Aim:
Search the material for the string "matplotlib", then return every line where it is found.

Provided records:
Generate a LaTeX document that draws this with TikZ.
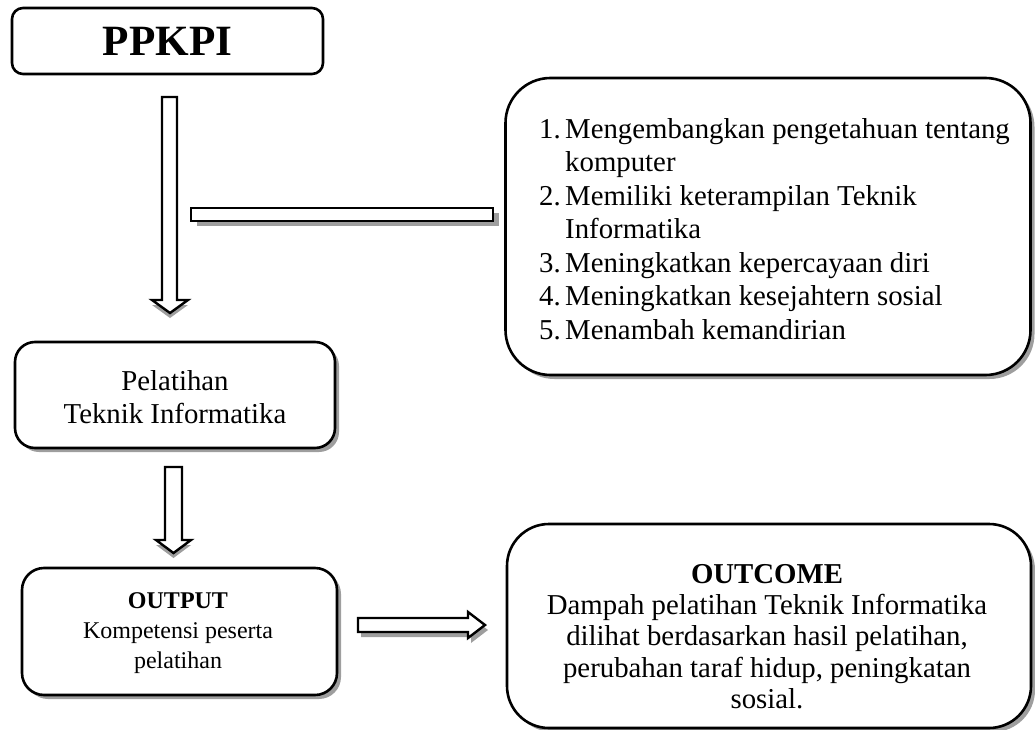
\documentclass[tikz,border=0pt]{standalone}
\usepackage{fontspec}
\setmainfont{Liberation Serif}
\usetikzlibrary{calc}
\newcommand\itm[1]{\makebox[26pt][l]{#1}}
\begin{document}
\begin{tikzpicture}[x=1pt,y=-1pt,
  box/.style={draw=black,line width=2.6pt,fill=white,rectangle,inner sep=0pt,align=center},
  shadowed/.style={preaction={fill=black!38,transform canvas={shift={(4pt,-4pt)}}}},
  barrow/.style={draw=black,line width=2.4pt,fill=white,line join=miter},
  ashadow/.style={fill=black!38},
  txt/.style={font=\fontsize{28.8}{33.5}\selectfont,inner sep=0pt},
  smalltxt/.style={font=\fontsize{24}{30}\selectfont,inner sep=0pt}]
\useasboundingbox (0,0) rectangle (1035,730);

% boxes
\node[box,rounded corners=11pt,minimum width=311pt,minimum height=66pt,
  font=\fontsize{43.2}{50}\selectfont\bfseries] (ppkpi) at (167.5,41) {PPKPI};

\node[box,shadowed,rounded corners=20pt,minimum width=320pt,minimum height=106pt] (pel) at (175,395) {};
\node[txt,align=center] (peltxt) at (175,397) {Pelatihan\\Teknik Informatika};

\node[box,shadowed,rounded corners=22pt,minimum width=315pt,minimum height=127pt] (out) at (179.5,631.5) {};
\node[smalltxt,align=center,anchor=north] (outtxt) at (178,592) {\textbf{OUTPUT}\\Kompetensi peserta\\pelatihan};

\node[box,shadowed,rounded corners=45pt,minimum width=525pt,minimum height=297pt] (list) at (768,226.5) {};
\node[txt,align=left,anchor=north west] (listtxt) at (539,118) {%
\itm{1.}Mengembangkan pengetahuan tentang\\
\itm{}komputer\\
\itm{2.}Memiliki keterampilan Teknik\\
\itm{}Informatika\\
\itm{3.}Meningkatkan kepercayaan diri\\
\itm{4.}Meningkatkan kesejahtern sosial\\
\itm{5.}Menambah kemandirian};

\node[box,shadowed,rounded corners=42pt,minimum width=524pt,minimum height=204pt] (outc) at (769,626) {};
\node[txt,font=\fontsize{28.8}{31.3}\selectfont,align=center,anchor=north] (outctxt) at (767,564) {\textbf{OUTCOME}\\Dampah pelatihan Teknik Informatika\\dilihat berdasarkan hasil pelatihan,\\perubahan taraf hidup, peningkatan\\sosial.};

% arrow 1 (PPKPI -> Pelatihan)
\fill[ashadow] (152,305) -- (170,318) -- (188,305) -- cycle;
\draw[barrow] (162,97) -- (162,300) -- (152,300) -- (170,313) -- (188,300) -- (177,300) -- (177,97) -- cycle;

% horizontal bar
\fill[ashadow] (197,213) rectangle (499,226);
\draw[barrow] (191,208) rectangle (493,221);

% arrow 2 (Pelatihan -> OUTPUT)
\fill[ashadow] (156,545) -- (173.5,558) -- (191,545) -- cycle;
\draw[barrow] (165,467) -- (165,540) -- (156,540) -- (173.5,553) -- (191,540) -- (182,540) -- (182,467) -- cycle;

% arrow 3 (OUTPUT -> OUTCOME)
\fill[ashadow] (361,623) -- (471,623) -- (471,617) -- (488,630) -- (471,643) -- (471,637) -- (361,637) -- cycle;
\draw[barrow] (358,618) -- (468,618) -- (468,612) -- (485,625) -- (468,638) -- (468,632) -- (358,632) -- cycle;
\end{tikzpicture}
\end{document}
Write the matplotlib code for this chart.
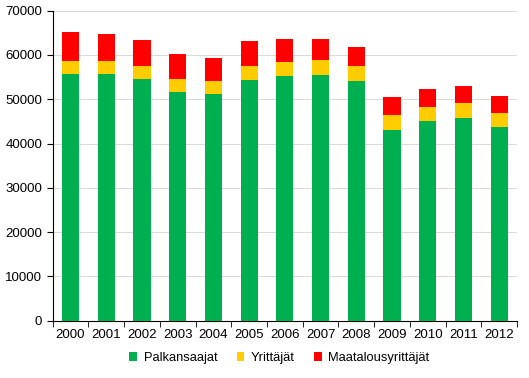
import matplotlib.pyplot as plt
import numpy as np

plt.rcParams['font.family'] = ['Liberation Sans', 'DejaVu Sans']

years = ['2000', '2001', '2002', '2003', '2004', '2005', '2006',
         '2007', '2008', '2009', '2010', '2011', '2012']
palkansaajat = [55700, 55700, 54600, 51700, 51200, 54400, 55200,
                55500, 54100, 43000, 45100, 45800, 43700]
yrittajat = [2900, 2900, 2900, 2900, 2900, 3100, 3200,
             3400, 3400, 3400, 3200, 3400, 3200]
maatalous = [6600, 6100, 5900, 5600, 5200, 5700, 5200,
             4700, 4300, 4100, 4000, 3800, 3800]

colors = ['#00B050', '#FFCC00', '#FF0000']

fig = plt.figure(figsize=(5.29, 3.78), dpi=100)
ax = fig.add_axes([52.7 / 529, 1 - 320.7 / 378, (517 - 52.7) / 529, 310 / 378])

x = np.arange(len(years))
p = np.array(palkansaajat)
y = np.array(yrittajat)
m = np.array(maatalous)
w = 0.48
ax.bar(x, p, w, color=colors[0], label='Palkansaajat', zorder=3)
ax.bar(x, y, w, bottom=p, color=colors[1], label='Yrittäjät', zorder=3)
ax.bar(x, m, w, bottom=p + y, color=colors[2], label='Maatalousyrittäjät', zorder=3)

ax.set_xlim(-0.5, len(years) - 0.5)
ax.set_ylim(0, 70000)
ax.set_yticks(range(0, 70001, 10000))
ax.yaxis.grid(True, color='#d9d9d9', linewidth=0.7, zorder=0)

ax.set_xticks(x)
ax.set_xticklabels(years)
ax.set_xticks(np.arange(-0.5, len(years)), minor=True)
ax.tick_params(axis='x', which='major', length=0, labelsize=9.5, pad=6)
ax.tick_params(axis='x', which='minor', length=4, direction='out', color='black')
ax.tick_params(axis='y', length=4, labelsize=9.5, color='black')

for s in ['top', 'right']:
    ax.spines[s].set_visible(False)
ax.spines['left'].set_color('black')
ax.spines['bottom'].set_color('black')

fig.legend(loc='center', bbox_to_anchor=(0.528, 1 - 358 / 378), ncol=3,
           frameon=False, fontsize=9.3, handlelength=0.6, handleheight=0.6,
           handletextpad=0.5, columnspacing=1.5)

fig.savefig('out.png', dpi=100)
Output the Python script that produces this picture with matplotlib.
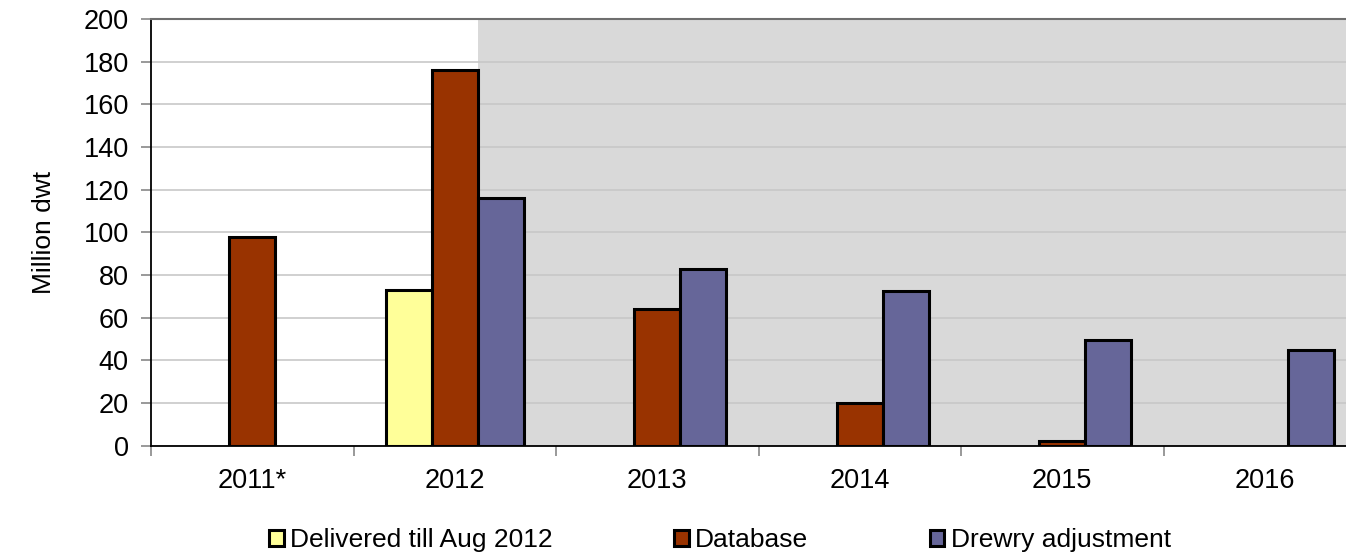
import numpy as np
import matplotlib.pyplot as plt

plt.rcParams['font.family'] = ['Liberation Sans', 'DejaVu Sans']

years = ['2011*', '2012', '2013', '2014', '2015', '2016']
delivered = [0, 73, 0, 0, 0, 0]          # million dwt delivered till Aug 2012
database = [98, 176, 64, 20, 2, 0]       # orderbook database
drewry = [0, 116, 83, 72.6, 49.7, 45]    # Drewry adjusted deliveries

YELLOW = '#ffff99'
RED = '#993300'
BLUE = '#666699'


def main():
    fig = plt.figure(figsize=(13.46, 5.55), dpi=100)
    ax = fig.add_axes([151 / 1346, 109.3 / 555, 1215 / 1346, 426.7 / 555])

    x = np.arange(len(years))
    w = 0.227

    # shaded forecast period, starting after the 2012 database bar
    ax.axvspan(1 + w / 2, len(years) - 0.5, color='#d9d9d9', zorder=0.2, lw=0)

    bar_kw = dict(width=w, edgecolor='black', linewidth=2.2, zorder=2)
    b1 = ax.bar(x - w, delivered, color=YELLOW, **bar_kw)
    b2 = ax.bar(x, database, color=RED, **bar_kw)
    b3 = ax.bar(x + w, drewry, color=BLUE, **bar_kw)
    # hide empty bars so they leave no outline on the axis
    for bars, vals in ((b1, delivered), (b2, database), (b3, drewry)):
        for b, v in zip(bars, vals):
            if v == 0:
                b.set_visible(False)

    ax.set_xlim(-0.5, len(years) - 0.5)
    ax.set_ylim(0, 200)
    ax.set_yticks(range(0, 201, 20))
    ax.set_axisbelow(True)
    ax.yaxis.grid(True, color='#c8c8c8', linewidth=1.2)

    ax.set_xticks(x)
    ax.set_xticklabels(years)
    ax.set_xticks(np.arange(-0.5, len(years), 1), minor=True)
    ax.tick_params(axis='x', which='major', length=0, pad=16, labelsize=19.5)
    ax.tick_params(axis='x', which='minor', length=7, color='#888888', width=1.2)
    ax.tick_params(axis='y', length=7, color='#888888', width=1.2, pad=9, labelsize=19.5)

    for side in ('left', 'bottom'):
        ax.spines[side].set_color('black')
        ax.spines[side].set_linewidth(1.3)
    ax.spines['top'].set_color('#6e6e6e')
    ax.spines['top'].set_linewidth(1.5)
    ax.spines['right'].set_visible(False)

    ax.set_ylabel('Million dwt', fontsize=19, labelpad=20)

    fig.legend([b1[1], b2[0], b3[1]],
               ['Delivered till Aug 2012', 'Database', 'Drewry adjustment'],
               loc='center', bbox_to_anchor=(720 / 1346, 1 - 540 / 555),
               ncol=3, frameon=False, fontsize=19, handlelength=0.55,
               handleheight=0.55, handletextpad=0.25, columnspacing=4.6,
               borderpad=0)

    fig.savefig('out.png', dpi=100)


if __name__ == '__main__':
    main()
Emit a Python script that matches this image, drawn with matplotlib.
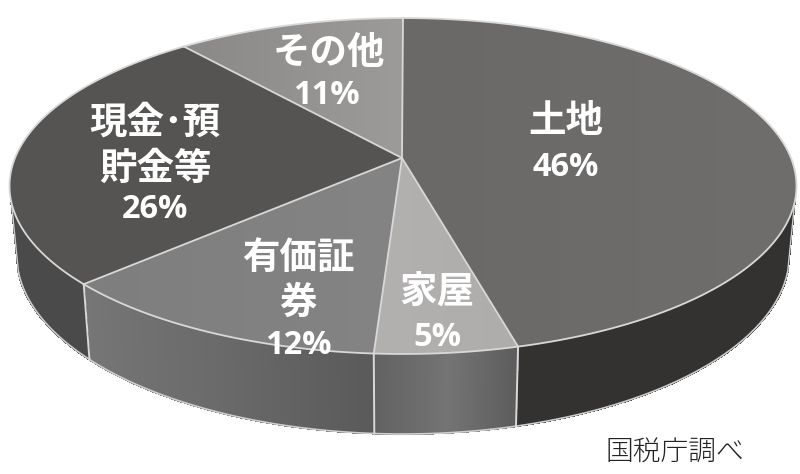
import numpy as np
import matplotlib
matplotlib.use("Agg")
import matplotlib.pyplot as plt
from matplotlib.patches import Polygon

plt.rcParams['font.family'] = ['Noto Sans CJK JP', 'DejaVu Sans']

categories = ['土地', '家屋', '有価証券', '現金・預貯金等', 'その他']
values = [46, 5, 12, 26, 11]
top_left = ['#6a6968', '#b2b1b0', '#7e7e7e', '#555453', '#8a8988']
top_right = ['#6f6e6d', '#aeadac', '#848484', '#565554', '#9c9b9a']
side_start = ['#333231', '#5c5c5c', '#5a5a5a', '#4b4a4a', '#555555']
side_mid = ['#333231', '#747474', '#6b6b6b', '#4b4a4a', '#555555']
side_end = ['#333231', '#626262', '#767676', '#4b4a4a', '#555555']
label_lines = [['土地', '46%'], ['家屋', '5%'], ['有価証', '券', '12%'],
               ['現金･預', '貯金等', '26%'], ['その他', '11%']]
label_xy = [[(566, 120), (566, 168)], [(437, 292), (437, 337)],
            [(298, 257), (298, 302), (298, 345)],
            [(155, 122), (155, 168), (155, 210)], [(329, 52), (326, 95)]]
source = '国税庁調べ'

CX, CY, A, B, K, D = 403, 158, 388, 163.3, 0.1667, 66.7
EDGE = '#d8d8d8'
WALL_LIMIT = -0.25


def top(theta):
    u, v = np.sin(theta), np.cos(theta)
    d = 1 + K * v
    return CX + A * u / d, CY - B * v / d


def bottom(theta):
    u, v = np.sin(theta), np.cos(theta)
    d = 1 + K * v
    return CX + 0.982 * A * u / d, CY - B * v / d + D / d


fig = plt.figure(figsize=(8, 4.74), dpi=100)
ax = fig.add_axes([0, 0, 1, 1])
ax.set_xlim(0, 800)
ax.set_ylim(474, 0)
ax.axis('off')

fracs = np.array(values, dtype=float) / sum(values)
edges = np.concatenate([[0], np.cumsum(fracs)]) * 2 * np.pi


def grey(c):
    return np.array(matplotlib.colors.to_rgb(c))


# side wall (front part only)
for i in range(len(values)):
    th = np.linspace(edges[i], edges[i + 1], 121)
    for j in range(120):
        f = j / 119
        t = th[j:j + 2]
        if np.cos(t).max() > WALL_LIMIT:
            continue
        c0, c1, c2 = grey(side_start[i]), grey(side_mid[i]), grey(side_end[i])
        col = c0 + (c1 - c0) * f * 2 if f < .5 else c1 + (c2 - c1) * (f - .5) * 2
        xt, yt = top(t)
        xb, yb = bottom(t)
        ax.fill([xt[0], xt[1], xb[1], xb[0]], [yt[0], yt[1], yb[1], yb[0]],
                color=col, lw=0.8, antialiased=False, zorder=2)
    thf = th[np.cos(th) < WALL_LIMIT]
    if thf.size > 1:
        xb, yb = bottom(thf)
        ax.plot(xb, yb, color='#cfcfcf', lw=1.2, zorder=2.2)
        # silhouette ends of the wall
        for t0 in (thf[0], thf[-1]):
            if abs(np.cos(t0) - WALL_LIMIT) < 0.08:
                xt, yt = top(t0)
                xb, yb = bottom(t0)
                ax.plot([xt, xb], [yt, yb], color='#cfcfcf', lw=1.0, zorder=2.2)
    if np.cos(edges[i]) < 0:
        xt, yt = top(edges[i])
        xb, yb = bottom(edges[i])
        ax.plot([xt, xb], [yt, yb], color=EDGE, lw=1.4, zorder=2.5)

# top face
for i in range(len(values)):
    th = np.linspace(edges[i], edges[i + 1], 120)
    xa, ya = top(th)
    xs = np.concatenate([[CX - 1], xa])
    ys = np.concatenate([[CY], ya])
    poly = Polygon(np.column_stack([xs, ys]), closed=True, fc='none', ec='none', zorder=3)
    ax.add_patch(poly)
    cl, cr = grey(top_left[i]), grey(top_right[i])
    grad = np.linspace(0, 1, 64)[None, :, None] * (cr - cl)[None, None, :] + cl[None, None, :]
    im = ax.imshow(grad, extent=[xs.min(), xs.max(), ys.max(), ys.min()],
                   aspect='auto', zorder=3, interpolation='bilinear')
    im.set_clip_path(poly)
ax.set_xlim(0, 800)
ax.set_ylim(474, 0)

for i in range(len(values)):
    th = np.linspace(edges[i], edges[i + 1], 120)
    xa, ya = top(th)
    ax.plot(xa, ya, color=EDGE, lw=1.3, zorder=4)
    ax.plot([CX - 1, xa[0]], [CY, ya[0]], color=EDGE, lw=1.3, zorder=4)

# labels
for lines, pos in zip(label_lines, label_xy):
    for s, (x, y) in zip(lines, pos):
        pct = s.endswith('%')
        ax.text(x, y, s, color='white', ha='center', va='center', zorder=5,
                fontweight='bold', fontsize=23.5 if pct else 27,
                family=['Open Sans', 'DejaVu Sans'] if pct else ['Noto Sans CJK JP', 'DejaVu Sans'])

ax.text(675, 453, source, color='#222222', ha='center', va='center',
        fontsize=20, fontweight='light', zorder=5)

fig.savefig('out.png', dpi=100, facecolor='white')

Output of the task:
Write the matplotlib code for this chart.
import matplotlib.pyplot as plt
Output the Python script that produces this picture with matplotlib.
import matplotlib.pyplot as plt
Emit a Python script that matches this image, drawn with matplotlib.
import matplotlib
matplotlib.use("Agg")
import matplotlib.pyplot as plt
from matplotlib.patches import Polygon
    return np.array(matplotlib.colors.to_rgb(c))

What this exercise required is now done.